Meeting Ahmed turned out to be a door opening wide.

“I said, ‘I think it’s time for you to go back to Bangladesh.’ I knew nothing about Bangladesh. I desperately started reading about it.

They were very dedicated Muslims and well up in the Muslim movement and also politics in Bangladesh And I think I said to him, ‘by faith you should go back to and meet your family, your Muslim family, and discover if there are any churches or Christians there in Bangladesh.’ 

“He said, ‘You didn’t know them.’ I said, Well, if you go back, I will come with you.’

“And that was a step of faith. I’d never been overseas before. he agreed although he had left under very difficult circumstances, owing them a lot of money.

“So we landed in Dhaka and he met up with his family who welcomed him back, he was welcomed but faced criticism. After a month he actually disappeared to find his wife whom he deserted and  left me with the Muslim family.”
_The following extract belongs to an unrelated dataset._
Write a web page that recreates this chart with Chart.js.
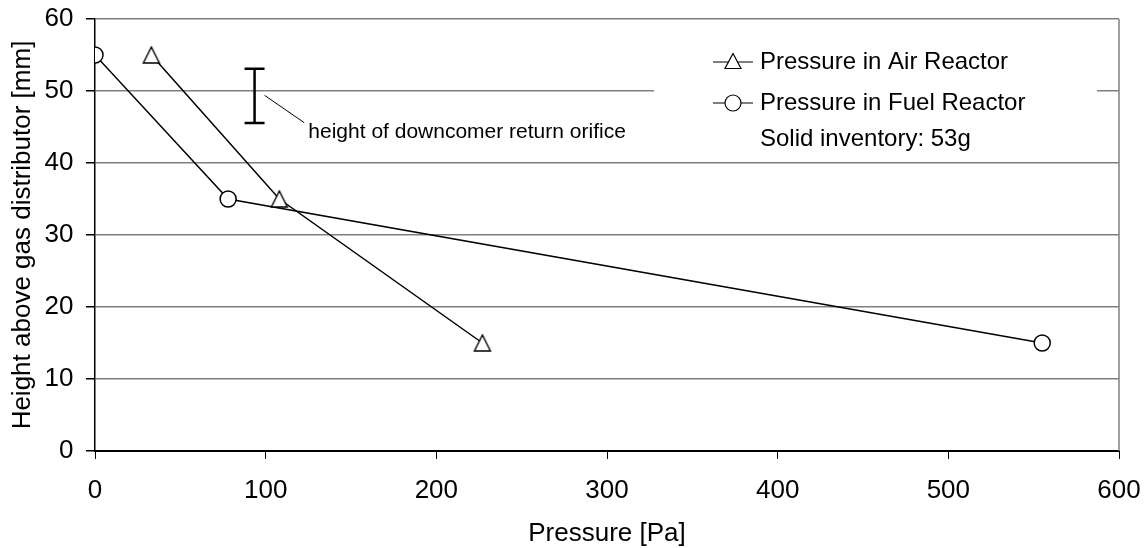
<!DOCTYPE html>
<html>
<head>
<meta charset="utf-8">
<script src="https://cdn.jsdelivr.net/npm/chart.js@4/dist/chart.umd.min.js"></script>
<style>
  html, body { margin: 0; padding: 0; background: #fff; }
  #wrap { width: 1144px; height: 548px; }
</style>
</head>
<body>
<div id="wrap"><canvas id="pressureChart" width="1144" height="548"></canvas></div>
<script>
// Data
const airPressure = [33, 108, 227];     // Pa
const airHeight = [55, 35, 15];         // mm
const fuelPressure = [0, 78, 555];      // Pa
const fuelHeight = [55, 35, 15];        // mm
const xTicks = [0, 100, 200, 300, 400, 500, 600];
const yTicks = [0, 10, 20, 30, 40, 50, 60];
const seriesNames = ['Pressure in Air Reactor', 'Pressure in Fuel Reactor'];
const inventoryNote = 'Solid inventory: 53g';
const orificeNote = 'height of downcomer return orifice';
// orifice height range (mm) and its x position (Pa)
const orificeRange = [45.55, 53.1];
const orificeX = 93.5;

const FONT = "'Liberation Sans', Arial, sans-serif";

const toPoints = (xs, ys) => xs.map((x, i) => ({ x: x, y: ys[i] }));

// open triangle marker, a bit taller than chart.js' own
function triangleMarker(w, h) {
    const c = document.createElement('canvas');
    c.width = w + 4; c.height = h + 4;
    const g = c.getContext('2d');
    g.fillStyle = '#fff';
    g.strokeStyle = '#000';
    g.lineWidth = 1.4;
    g.beginPath();
    g.moveTo(c.width / 2, 2);
    g.lineTo(c.width - 2, c.height - 2);
    g.lineTo(2, c.height - 2);
    g.closePath();
    g.fill();
    g.stroke();
    return c;
}

// Draws legend box, orifice bar and frame
const extras = {
    id: 'extras',
    beforeDatasetsDraw(chart) {
        const { ctx, chartArea: a } = chart;
        ctx.save();
        // right frame
        ctx.strokeStyle = '#808080';
        ctx.lineWidth = 1.5;
        ctx.beginPath();
        ctx.moveTo(a.right, a.top);
        ctx.lineTo(a.right, a.bottom);
        ctx.stroke();
        // legend background covers the gridline
        ctx.fillStyle = '#fff';
        ctx.fillRect(654, 30, 443, 120);
        ctx.restore();
    },
    afterDatasetsDraw(chart) {
        const { ctx } = chart;
        const xs = chart.scales.x, ys = chart.scales.y;
        ctx.save();
        // orifice bar
        const bx = xs.getPixelForValue(orificeX);
        const bTop = ys.getPixelForValue(orificeRange[1]);
        const bBot = ys.getPixelForValue(orificeRange[0]);
        ctx.strokeStyle = '#000';
        ctx.lineWidth = 2.5;
        ctx.beginPath();
        ctx.moveTo(bx, bTop); ctx.lineTo(bx, bBot);
        ctx.moveTo(bx - 10, bTop); ctx.lineTo(bx + 10, bTop);
        ctx.moveTo(bx - 10, bBot); ctx.lineTo(bx + 10, bBot);
        ctx.stroke();
        // leader line
        ctx.lineWidth = 1;
        ctx.beginPath();
        ctx.moveTo(bx + 10, ys.getPixelForValue(49.4));
        ctx.lineTo(xs.getPixelForValue(122.6), ys.getPixelForValue(45.6));
        ctx.stroke();
        ctx.fillStyle = '#000';
        ctx.font = '21px ' + FONT;
        ctx.textBaseline = 'middle';
        ctx.fillText(orificeNote, xs.getPixelForValue(125), ys.getPixelForValue(44.3));

        // legend
        ctx.font = '24px ' + FONT;
        ctx.lineWidth = 1.2;
        const rows = [62, 103];
        rows.forEach((ry, i) => {
            ctx.strokeStyle = '#000';
            ctx.beginPath();
            ctx.moveTo(713, ry); ctx.lineTo(753, ry);
            ctx.stroke();
            ctx.fillStyle = '#fff';
            ctx.beginPath();
            if (i === 0) {
                ctx.moveTo(733, ry - 8.5);
                ctx.lineTo(741, ry + 6.5);
                ctx.lineTo(725, ry + 6.5);
                ctx.closePath();
            } else {
                ctx.arc(733, ry, 8, 0, Math.PI * 2);
            }
            ctx.fill();
            ctx.stroke();
            ctx.fillStyle = '#000';
            ctx.fillText(seriesNames[i], 760, ry);
        });
        ctx.fillText(inventoryNote, 760, 139);
        ctx.restore();
    }
};

const config = {
    type: 'scatter',
    data: {
        datasets: [{
            label: seriesNames[0],
            data: toPoints(airPressure, airHeight),
            showLine: true,
            borderColor: '#000',
            borderWidth: 1.5,
            pointStyle: triangleMarker(16, 16),
            pointRadius: 9,
            pointBackgroundColor: '#fff',
            pointBorderColor: '#000',
            pointBorderWidth: 1.5
        }, {
            label: seriesNames[1],
            data: toPoints(fuelPressure, fuelHeight),
            showLine: true,
            borderColor: '#000',
            borderWidth: 1.5,
            pointStyle: 'circle',
            pointRadius: 8,
            pointBackgroundColor: '#fff',
            pointBorderColor: '#000',
            pointBorderWidth: 1.5
        }]
    },
    options: {
        responsive: false,
        animation: false,
        layout: { padding: { top: 19, right: 25, left: 0, bottom: 0 } },
        plugins: {
            legend: { display: false },
            tooltip: { enabled: false }
        },
        scales: {
            x: {
                type: 'linear',
                min: 0, max: 600,
                afterBuildTicks: (s) => { s.ticks = xTicks.map(v => ({ value: v })); },
                afterFit: (s) => { s.height = 97; s.paddingLeft = 0; s.paddingRight = 0; },
                border: { color: '#000', width: 2 },
                grid: { drawOnChartArea: false, drawTicks: true, tickLength: 8, tickColor: '#000', lineWidth: 1 },
                ticks: { color: '#000', padding: 16.5, maxRotation: 0, font: { family: FONT, size: 26 } },
                title: {
                    display: true, text: 'Pressure [Pa]', color: '#000',
                    font: { family: FONT, size: 26 }, padding: { top: 0, bottom: -1 }
                }
            },
            y: {
                type: 'linear',
                min: 0, max: 60,
                afterBuildTicks: (s) => { s.ticks = yTicks.map(v => ({ value: v })); },
                afterFit: (s) => { s.width = 95; s.paddingTop = 0; s.paddingBottom = 0; },
                border: { color: '#000', width: 1.5 },
                grid: {
                    color: '#808080', lineWidth: 1.5,
                    drawTicks: true, tickLength: 9, tickColor: '#000'
                },
                ticks: { color: '#000', padding: 12.5, font: { family: FONT, size: 26 } },
                title: {
                    display: true, text: 'Height above gas distributor [mm]', color: '#000',
                    font: { family: FONT, size: 26 }, padding: { top: 7, bottom: 0 }
                }
            }
        }
    },
    plugins: [extras]
};

window.onload = () => {
    const ctx = document.getElementById('pressureChart').getContext('2d');
    new Chart(ctx, config);
};
</script>
</body>
</html>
A friend had told Clements if ever he was in Bangladesh “to look up Professor Stephen Sharker, an evangelist for the Baptist Church of Bangladesh who had established many, many churches in Bangladesh. He was, was very committed to Muslim work because the churches had traditionally only worked with Hindus. Now, you know, the population is 90% Muslim, so you should be spending 90% of your time with Muslims. Right?

“He was involved in an effort with Campus Life Bangladesh, and was training people to become evangelists, particularly, using Muslims to become trained over a nine-month period and then sending them out to work with churches. So Steven was also praying like I was praying, ‘Lord, show me your will.’ And we met up and we were on the same page. 
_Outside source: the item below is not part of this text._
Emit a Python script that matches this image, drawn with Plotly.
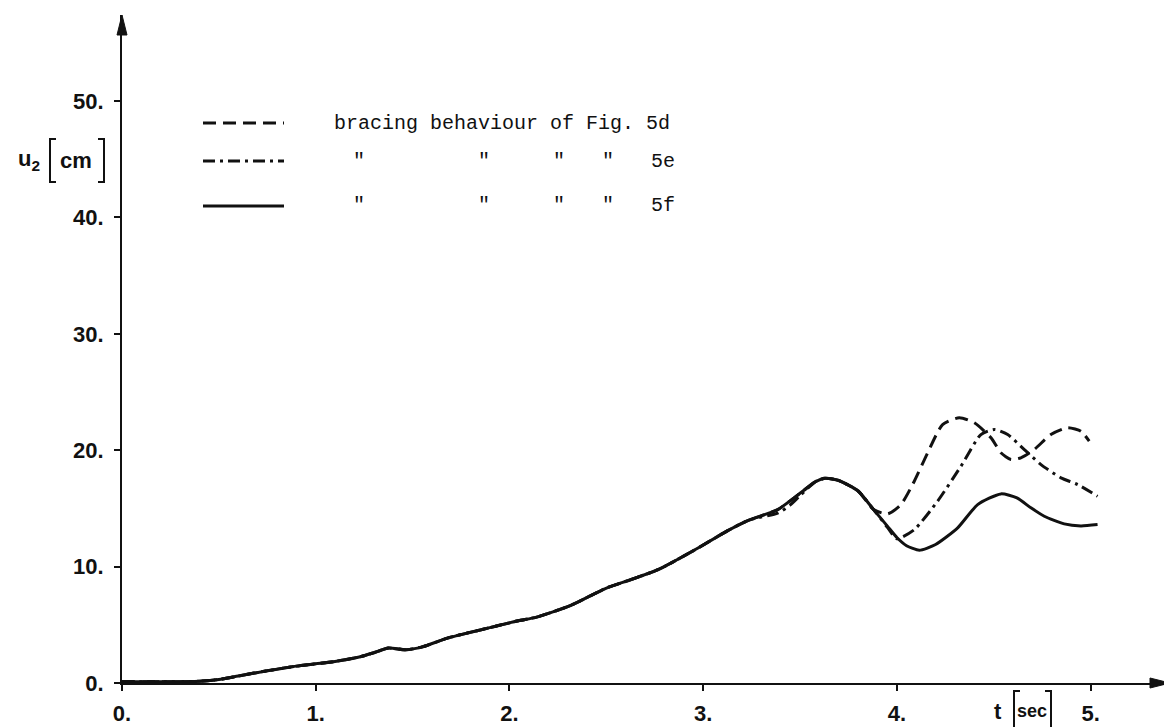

“That was amazing, isn’t it? I formed a nice friendship with Steven. He and I were partners for six years, but he died, after six or seven years of diabetes, which is very common in that country. “

As Clements began supporting ministry in Bangladesh “An amazing thing happened Those nighttime flying dreams, over valleys and fields, I had for years have all stopped since I first arrived. They never returned for the 18 years of my involvement in Bangladesh up to today. But other dreams replaced them. They are dreams that come through faith. Does the Lord speak through dreams and visions? He certainly does. When the focus is winning Muslims to Jesus!”

Campus Life moved on from that ministry and what Clements called phase two began, working with a young Bangladeshi minister. “That lasted six years until he, he left for the United States, like many people do, to get the green card and to have citizenship, which many pastors do, sadly desert the country.”
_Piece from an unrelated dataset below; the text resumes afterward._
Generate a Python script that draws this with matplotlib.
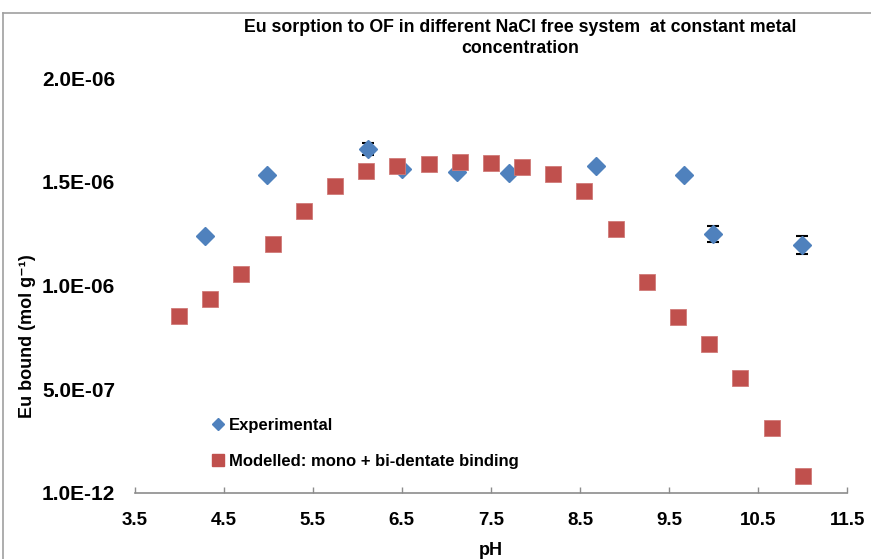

“So we started phase three, which is where our success really grew. So we adopted a methodology, a strategy then that we, we learned together with a young, a young leader. And that has grown very rapidly. We currently have about 30,000 male disciples, and then there’d be an equal number of women and then an equal number of at least, two children each and then the grandparents and a total following in village home groups, which is what we based ourselves around.”

“All our, all our evangels are Muslim convert converts. I won’t go too much into this, but we have 350 evangelists, all Muslim converts. We have another 30 who are working in the Rohingya refugee camp.

“I am the only foreigner involved. I am the funder. That is why I told you about the property development. Cause the Lord had raised that up in order for me to fund [this work in Bangladesh] This is how I now look at everything.

“Seek first the kingdom of God. He will meet all your needs. And that is what he has done and given us the opportunity to fund [this work without] any need for a public appeal or asking anyone to assist.”

Clements says, it’s a miracle of god’s provision.

I ask him what the young Doug Clements crying out to God in a Merewether street would think.

“It’s impossible to do that. Well, with God all things are possible. All things are possible. I’ve never quite put it that way. Thanks for asking that question. But all things are possible and he will prosper your faith. He will multiply your faith to make it much larger than it is.

“The smallest faith moves mountains. Bangladesh is a mountain, – it’s flat land, subject to flooding, don’t get me wrong, but it’s a mountain of challenge and difficulty. And that young man would say, I don’t know if that is possible, but I like it.”